The Departments of Health, Education, Police and Justice, took home a sizable chunk of the information technology funds on offer in the NSW budget for 2014-15.
The Health department picked up AU$83 million for e-Health and IT programs from the department's AU$18.7 billion budget for 2014-15, and will see AU$20 million spent to upgrade IT systems and enable wireless and mobile connectivity for clinical systems as part of the AU$23 million kicking off of the third phase of the department's critical ICT infrastructure enhancements program, that is projected to cost AU$51.1 million by 2018.
NSW's electronic health project, HealtheNet, will receive AU$10 milllion to fund the design and start of developing a "collaborative two way integrated care" portal for doctors, patients, and health care providers. On the remainder of the Health department's technology funding, the Ambulance service was allocated AU$5.3m, the community health and outpatients information system received AU$11.14m, the AU$170.3 million electronic medications management system got AU$26.68 million for this year, the intensive care unit clinical information system nabbed AU$13.42 million for 2014-15.
Attorney General and Minister for Justice Brad Hazzard hailed the AU$81.9 million set aside by the government across four years in the budget for technology and modernisation of the courts as a "record amount", and said that the four year AU$40 million Justice Audio Visual Link Consolidation project would expand to meet the future needs of criminal and civil cases across the state.
"There have been advances in expanding videoconferencing — in recent years an average 63,000 sessions a year were held connecting correctional centres, courts, legal professionals, health professionals and families," Hazzard said.
"But there are still parts of the State where, for example, juveniles and accompanying staff have to catch a plane for court appearances because there is no audio visual option."
An allocation of AU$42 million over four years was also set aside to "replace or remediate" the IT infrastructure throughout the Department of Police and Justice, as well as another AU$45 million over four years to begin the NSW police technology asset replacement program
The Department of Education is set to spent AU$62 million on IT this year, with AU$250 million allocated for information technology until 2017-18.
Despite these large investments in IT across the state, the single largest item line for technology in the budget continues to be Sydney Water. Under a single IT projects entry, the utility is set to spent AU$70.1 million for this fiscal year, taking its total since 2001 to AU$482 million. Sydney Water's IT projects line item has an allocated budget of AU$1.25 billion to spent over a 24 year period until 2025, but has been in hot water in recent years over how it has spent its budget.
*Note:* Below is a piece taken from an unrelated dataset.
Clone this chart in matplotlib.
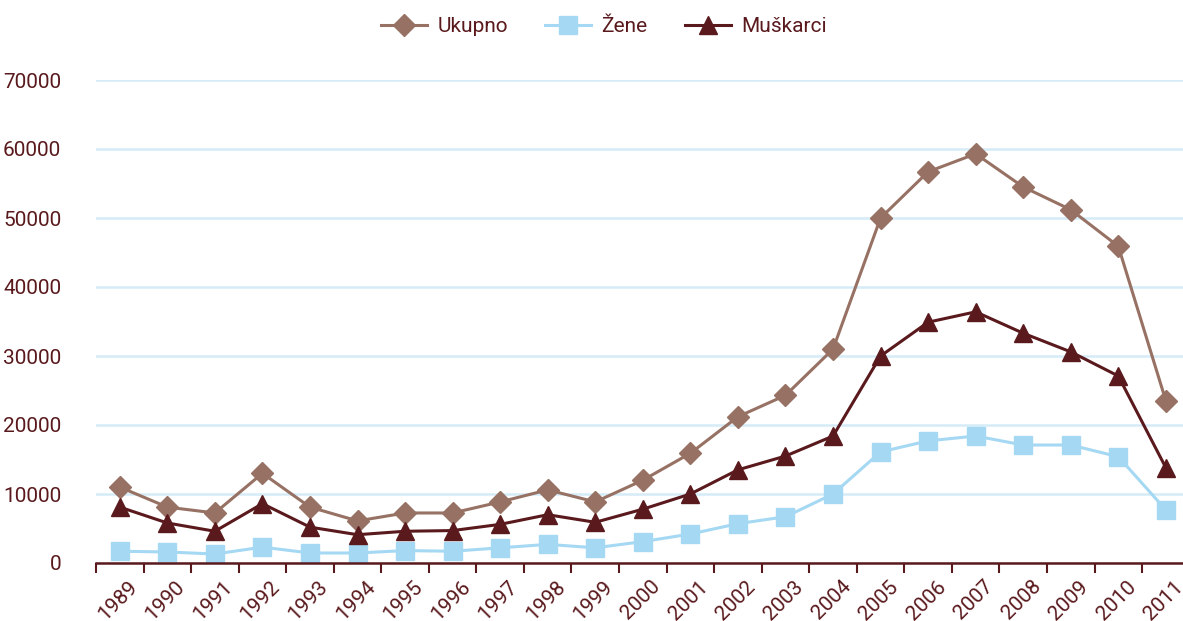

In 2013, Sydney Water spent AU$7 million on a new website, accounting for 4.5 percent of its IT budget for the prior three years.
The NSW Legislature is scheduled to spend AU$4.9 million to 2016 replacing its Lotus Notes system, AU$1.8 million is slated for this financial year. A similar AU$4.9 million amount is set aside to fund the replacement of the IT infrastructure of the NSW Electore Office over an identical time period, AU$3.7 million is allocated for it this year.
The Department of Family and Community Services said it will spend AU$100 million over four years, AU$60 million capital and AU$39 million recurrent, to design and replace its frontline technology systems to allow caseworkers to be more timely and mobile.
"This will reduce their red-tape workload, freeing up time to be spent with vulnerable families," said Minister for Family and Community Services, Gabrielle Upton in a statement. "The IT improvements also allow greater sharing of information between the Department and the non-government sector."
In a one year program, the NSW Department of Finance and Services will begin and complete a AU$4.8m "transition" to cloud-based corporate and shared services, as well as a AU$2.3 million beginning on a AU$4.7 million whole of government data centre that is scheduled to complete in 2016. In new four year programs, Finance and Service will kick off a $19 million IT development program, a AU$15.3 million spatial data infrastructure project, and a AU$9.5 million technology asset replacement program.
Not to be left out, the Department of Premier and Cabinet is set to fund AU$54 million worth of projects for technology upgrades, initial work a payment gateway, and Service NSW network technology.
Despite casting a shadow over the funding and integrity of both sides of the parliamentary aisle, NSW's Independent Commission Against Corruption was granted AU$3.4 million to complete its AU$6.1 million IT upgrade that began in 2011.